UK house prices continue to rise, with the annual growth rate increasing to 6.4% in March, compared to 5.5% in the previous month. Rates were particularly stark in Northern Ireland and England, Polimapper’s visualisation shows.
This morning, the Office for National Statistics released new UK house price and private rent statistics for March and April 2025, revealing rising rates for both housing costs and rental values, as news sources point towards a rush to beat the stamp duty deadline.
House prices in March averaged at £271k. In England, this was £296k, compared to lower rates in Wales (£208k) and Scotland (£186k).
Additionally, average monthly private rents cost £1,335 in April, increasing by 7.4% over the year. Nonetheless, the annual growth rate was down from 7.7% in the 12 months to March 2025.
Polimapper has visualised data from the ONS House Price and Rent Index by local authority to highlight geographical trends.
In March, dwelling prices continued to be highest in London boroughs, including Kensington and Chelsea, at over £1.1m per house, and Westminster (£904k). Conversely, this was lowest in Inverclyde (£108k) and North Ayrshire (£121k).
Shetland Islands, Blackburn with Darwen, and North East Derbyshire saw the highest rate increases in prices, at over 16%. Year on year rental price increase rates were highest in Newport, at over 20% increase.
About this map
The map below shows house price and private rents statistics for March and April 2025, by local authority. Indicators include values and over the year changes.

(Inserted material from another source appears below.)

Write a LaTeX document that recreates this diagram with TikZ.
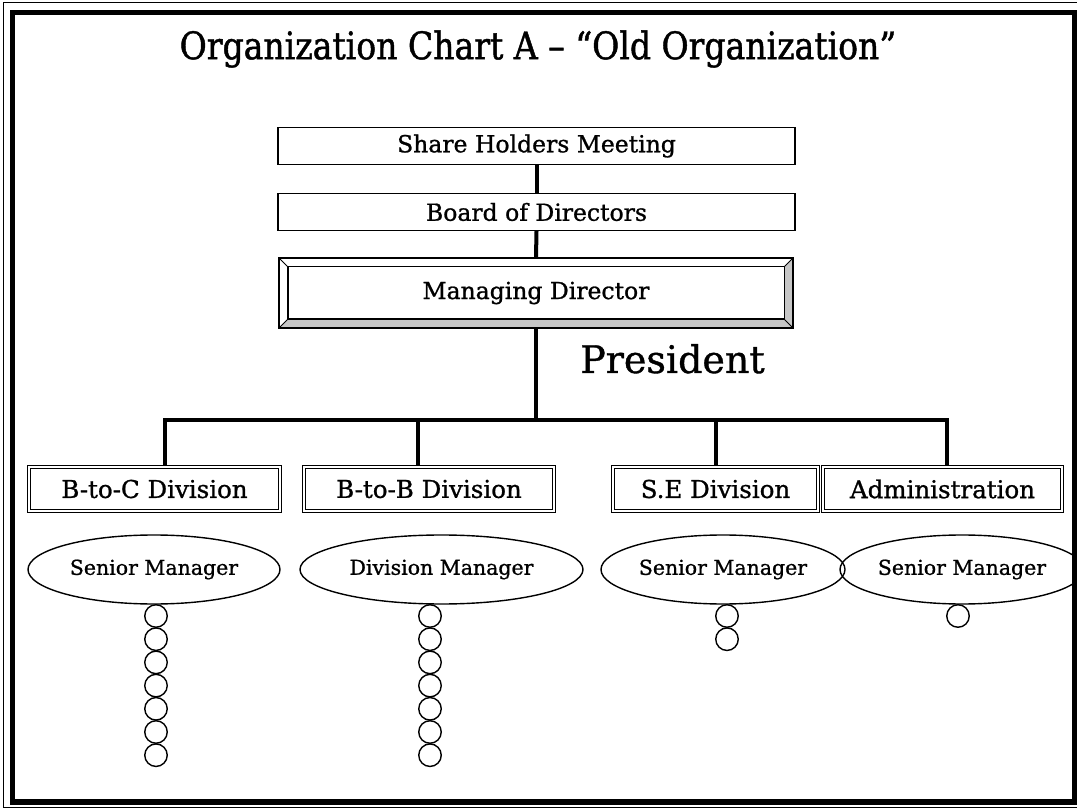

To view statistics in your area double click on the map or click here to access the full page version.
Geodata context
Financial services and estate organisations point towards the changes in stamp duty as a reason for the increase in house prices, predicting a drop in rates in coming months.

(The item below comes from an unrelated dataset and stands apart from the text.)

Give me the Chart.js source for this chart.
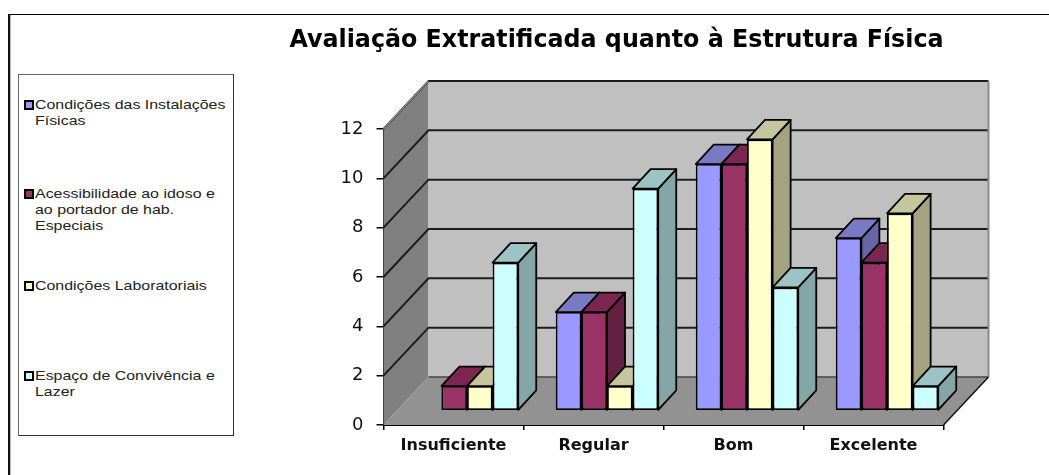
<!DOCTYPE html>
<html>
<head>
<meta charset="utf-8">
<script src="https://cdn.jsdelivr.net/npm/chart.js@4"></script>
<style>
  html, body { margin: 0; background: #fff; }
  #wrap { position: relative; width: 1049px; height: 475px; overflow: hidden; }
  #frame { position: absolute; left: 8px; top: 14px; width: 1100px; height: 600px; border-top: 1.5px solid #000; border-left: 2px solid #111; box-shadow: inset 1px 0 0 #bbb; }
  canvas { position: absolute; left: 0; top: 0; }
  #legend { position: absolute; left: 18px; top: 74px; width: 214px; height: 360px; border: 1.5px solid #333; border-left-color: #666; border-top-color: #666; background: #fff;
    font: 13.5px/16px "Liberation Sans", sans-serif; color: #222; }
  .item { position: absolute; left: 16px; white-space: nowrap; }
  .item span { display: block; transform-origin: 0 0; transform: scaleX(1.18); }
  .swatch { position: absolute; left: -11px; top: 3px; width: 6px; height: 6px; border: 2px solid #000; }
</style>
</head>
<body>
<div id="wrap">
  <div id="frame"></div>
  <canvas id="chart" width="1049" height="475"></canvas>
  <div id="legend"></div>
</div>
<script>
const chartTitle = 'Avaliação Extratificada quanto à Estrutura Física';
const categories = ['Insuficiente', 'Regular', 'Bom', 'Excelente'];
const yTicks = [0, 2, 4, 6, 8, 10, 12];

const seriesNames = [
  ['Condições das Instalações', 'Físicas'],
  ['Acessibilidade ao idoso e', 'ao portador de hab.', 'Especiais'],
  ['Condições Laboratoriais'],
  ['Espaço de Convivência e', 'Lazer']
];
const instalacoes = [0, 4, 10, 7];
const acessibilidade = [1, 4, 10, 6];
const laboratorios = [1, 1, 11, 8];
const convivencia = [6, 9, 5, 1];
const seriesValues = [instalacoes, acessibilidade, laboratorios, convivencia];

const frontColors = ['#9999ff', '#993366', '#ffffcc', '#ccffff'];
const topColors = ['#7a7ac4', '#7a2650', '#c6c69e', '#9cc4c4'];
const sideColors = ['#6666a6', '#632040', '#a3a382', '#84a6a6'];

// depth of the box and of the bars inside it, in pixels
const WALL_DX = 45, WALL_DY = -48;
const BAR_DX = 18, BAR_DY = -19.5;
const OFFSET_DX = 13.5, OFFSET_DY = -14.3;

function poly(ctx, pts, fill, stroke, lw) {
  ctx.beginPath();
  pts.forEach((p, i) => i ? ctx.lineTo(p[0], p[1]) : ctx.moveTo(p[0], p[1]));
  ctx.closePath();
  ctx.fillStyle = fill;
  ctx.fill();
  if (stroke) {
    ctx.strokeStyle = stroke;
    ctx.lineWidth = lw;
    ctx.lineJoin = 'round';
    ctx.stroke();
  }
}

function line(ctx, pts, color, lw) {
  ctx.strokeStyle = color;
  ctx.lineWidth = lw;
  ctx.beginPath();
  pts.forEach((p, i) => i ? ctx.lineTo(p[0], p[1]) : ctx.moveTo(p[0], p[1]));
  ctx.stroke();
}

const box3d = {
  id: 'box3d',
  beforeDatasetsDraw(chart) {
    const { ctx, chartArea: a, scales: { y } } = chart;
    const bl = [a.left, a.bottom], tl = [a.left, a.top], br = [a.right, a.bottom];
    const back = (p) => [p[0] + WALL_DX, p[1] + WALL_DY];
    const backTr = [back(br)[0], back(tl)[1]];

    // walls and floor
    ctx.save();
    poly(ctx, [bl, tl, back(tl), back(bl)], '#808080');
    poly(ctx, [back(bl), back(tl), backTr, back(br)], '#c0c0c0');
    poly(ctx, [bl, back(bl), back(br), br], '#929292');

    // gridlines run along the left wall then the back wall
    yTicks.forEach((v) => {
      const py = y.getPixelForValue(v);
      const corner = [a.left + WALL_DX, py + WALL_DY];
      if (v === 0) {
        line(ctx, [corner, [a.right + WALL_DX, corner[1]]], '#444', 1.5);
      } else {
        line(ctx, [[a.left, py], corner, [a.right + WALL_DX, corner[1]]], '#1c1c1c', 2);
      }
    });
    line(ctx, [tl, back(tl)], '#8a8a8a', 1.5);
    line(ctx, [backTr, back(br)], '#8a8a8a', 2);
    line(ctx, [br, back(br)], '#111', 1.5);

    // left to right so each bar covers the side of the one before it
    ctx.translate(OFFSET_DX, OFFSET_DY);
    seriesValues.forEach((values, i) => {
      chart.getDatasetMeta(i).data.forEach((bar, j) => {
        if (!values[j]) return;
        const { x, y: top, base, width } = bar.getProps(['x', 'y', 'base', 'width'], true);
        const l = x - width / 2, r = x + width / 2;
        poly(ctx, [[r, top], [r + BAR_DX, top + BAR_DY], [r + BAR_DX, base + BAR_DY], [r, base]], sideColors[i], '#000', 1.8);
        poly(ctx, [[l, top], [l + BAR_DX, top + BAR_DY], [r + BAR_DX, top + BAR_DY], [r, top]], topColors[i], '#000', 1.8);
        bar.draw(ctx);
      });
    });
    ctx.restore();
    return false; // bars are done, skip the default back-to-front pass
  }
};

const datasets = seriesValues.map((values, i) => ({
  label: seriesNames[i].join(' '),
  data: values,
  backgroundColor: frontColors[i],
  borderColor: '#000',
  borderWidth: 1.8,
  borderSkipped: false
}));

new Chart(document.getElementById('chart'), {
  type: 'bar',
  data: { labels: categories, datasets: datasets },
  plugins: [box3d],
  options: {
    responsive: false,
    animation: false,
    categoryPercentage: 0.732,
    barPercentage: 1,
    layout: { padding: { left: 289.5, right: 105.5, top: 26, bottom: 0 } },
    plugins: {
      legend: { display: false },
      tooltip: { enabled: false },
      title: {
        display: true,
        text: chartTitle,
        color: '#000',
        font: { family: '"DejaVu Sans"', size: 24, weight: 'bold' },
        padding: { top: 0, bottom: 74.2 }
      }
    },
    scales: {
      x: {
        afterFit: (s) => { s.height = 50; },
        grid: { drawOnChartArea: false, color: '#000', lineWidth: 1.5, tickLength: 5 },
        border: { color: '#000', width: 2 },
        ticks: { color: '#111', padding: 6, maxRotation: 0, font: { family: '"DejaVu Sans"', size: 16, weight: 'bold' } }
      },
      y: {
        min: 0,
        max: 12,
        afterFit: (s) => { s.width = 94; },
        afterBuildTicks: (s) => { s.ticks = yTicks.map((v) => ({ value: v })); },
        grid: { drawOnChartArea: false, color: '#000', lineWidth: 1.5, tickLength: 7 },
        border: { color: '#000', width: 2 },
        ticks: { color: '#111', padding: 13, font: { family: '"DejaVu Sans"', size: 18 } }
      }
    }
  }
});

// legend box on the left, rows are not evenly filled in the original
const legendRows = [96, 185, 277, 367];
const legend = document.getElementById('legend');
seriesNames.forEach((lines, i) => {
  const item = document.createElement('div');
  item.className = 'item';
  item.style.top = (legendRows[i] - 74) + 'px';
  const sw = document.createElement('div');
  sw.className = 'swatch';
  sw.style.background = frontColors[i];
  item.appendChild(sw);
  const text = document.createElement('span');
  text.innerHTML = lines.join('<br>');
  item.appendChild(text);
  legend.appendChild(item);
});
</script>
</body>
</html>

Sarah Coles, head of personal finance at Hargreaves Lansdown: “[House prices] may well slow again in the next set of figures, which is the usual pattern in the aftermath of a stamp duty holiday. However, we’re unlikely to see anything too dramatic.”

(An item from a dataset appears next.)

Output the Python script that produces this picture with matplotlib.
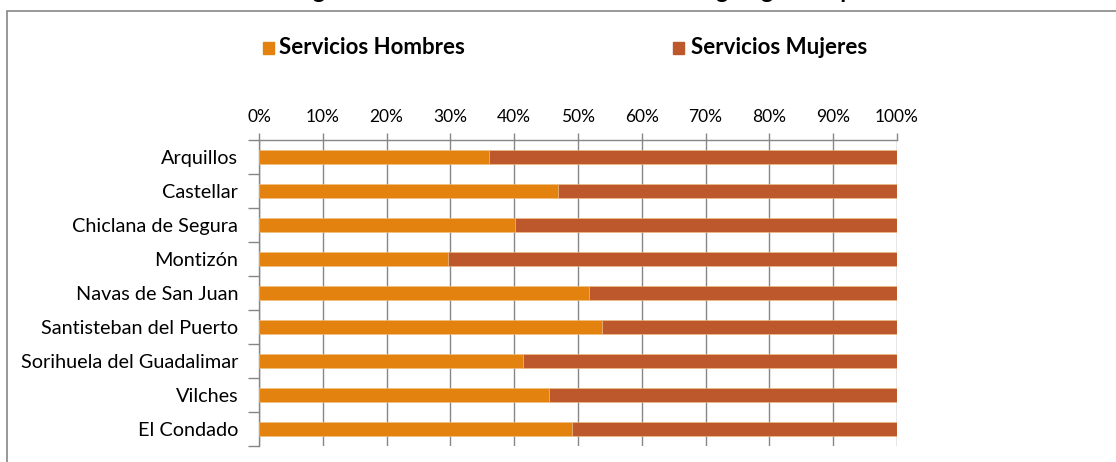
import matplotlib.pyplot as plt
import numpy as np
from matplotlib.patches import Rectangle

# data (100% stacked)
municipios = ['Arquillos', 'Castellar', 'Chiclana de Segura', 'Montizón',
              'Navas de San Juan', 'Santisteban del Puerto',
              'Sorihuela del Guadalimar', 'Vilches', 'El Condado']
hombres = [36.0, 46.8, 40.2, 29.6, 51.7, 53.8, 41.4, 45.4, 49.0]
mujeres = [64.0, 53.2, 59.8, 70.4, 48.3, 46.2, 58.6, 54.6, 51.0]
x_ticks = [0, 10, 20, 30, 40, 50, 60, 70, 80, 90, 100]

c_h = '#e4820f'
c_m = '#bd582c'
grey = '#868686'

plt.rcParams['font.family'] = ['Lato', 'DejaVu Sans']

W, H = 1116, 462
fig = plt.figure(figsize=(W / 100, H / 100), dpi=100)

# chart frame (runs off the right and bottom edges like the screenshot)
fig.patches.append(Rectangle((7 / W, -0.1), 1.2, 1 - 11 / H + 0.1,
                             transform=fig.transFigure, fill=False,
                             edgecolor=grey, lw=1.2))

# title, cut off at the top edge as in the screenshot
fig.text(558 / W, 1 + 2 / H, 'Afiliación a la Seguridad Social en el sector Servicios según género por localidad',
         ha='center', va='baseline', fontsize=17, fontweight='bold')

ax = fig.add_axes([259 / W, 1 - 446 / H, (897 - 259) / W, (446 - 140) / H])

y = np.arange(len(municipios))
h = np.array(hombres)
m = np.array(mujeres)
tot = h + m
ax.barh(y, h / tot * 100, height=0.4, color=c_h, edgecolor='#f0c080', lw=0.4, zorder=3)
ax.barh(y, m / tot * 100, left=h / tot * 100, height=0.4, color=c_m,
        edgecolor='#f0c080', lw=0.4, zorder=3)

ax.set_xlim(0, 100)
ax.set_ylim(len(municipios) - 0.5, -0.5)
ax.xaxis.tick_top()
ax.set_xticks(x_ticks)
ax.set_xticklabels([f'{v}%' for v in x_ticks], fontsize=12.5)
ax.tick_params(axis='x', length=5, color=grey, width=1, pad=6)
ax.grid(axis='x', color=grey, lw=1, zorder=0)

ax.set_yticks(y)
ax.set_yticklabels(municipios, fontsize=14.3)
ax.set_yticks(np.arange(-0.5, len(municipios)), minor=True)
ax.tick_params(axis='y', which='major', length=0, pad=15)
ax.tick_params(axis='y', which='minor', length=8, color=grey, width=1)

for s in ['right', 'bottom']:
    ax.spines[s].set_visible(False)
for s in ['left', 'top']:
    ax.spines[s].set_color(grey)
    ax.spines[s].set_linewidth(1)

# legend across the top
fig.patches.append(Rectangle((263 / W, 1 - 54 / H), 11 / W, 12 / H,
                             transform=fig.transFigure, color=c_h))
fig.text(279 / W, 1 - 47 / H, 'Servicios Hombres', fontsize=16,
         fontweight='bold', va='center')
fig.patches.append(Rectangle((673 / W, 1 - 54 / H), 11 / W, 12 / H,
                             transform=fig.transFigure, color=c_m))
fig.text(691 / W, 1 - 47 / H, 'Servicios Mujeres', fontsize=16,
         fontweight='bold', va='center')

fig.savefig('out.png', dpi=100)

“This period has been marked by robust price growth rather than stellar leaps, so the hangover from the property party is likely to be less painful.”
“Lower mortgage rates should also help support prices. However, with buyer numbers likely to have dropped off fairly sharply, there’s going to be some room for negotiation.”
Iain McKenzie, chief executive of the Guild of Property Professionals: “We cannot ignore the subdued economic backdrop and ongoing geopolitical uncertainties which will likely ensure a more measured pace of growth for the remainder of the year.”
Jonathan Handford, managing director at estate agent group Fine & Country: “In the months ahead, inflation and still-elevated borrowing costs are likely to weigh on demand, particularly as affordability remains stretched across much of the country.”
“That said, a period of softer or stabilising house prices may offer a welcome opportunity for first-time buyers who have been priced out in some areas of the country.”
Additionally, provisional figures show that Homes England surpassed its 2024/2025 annual targets for the number of new homes started and completed, and the number of potential homes unlocked.
Pat Ritchie, chair of Homes England: “As the newly appointed Chair of Homes England, I’m proud to see the hard work of the Agency reflected in our 2024/25 performance figures. The team’s passion for housebuilding and regeneration remains its greatest strength, and I’m pleased to see this so clearly demonstrated in these results.”
“Looking forward, the transformation of the Agency into a more regionally-based model will mean we’re well-placed to support the government’s mission to build 1.5 million homes this parliament.”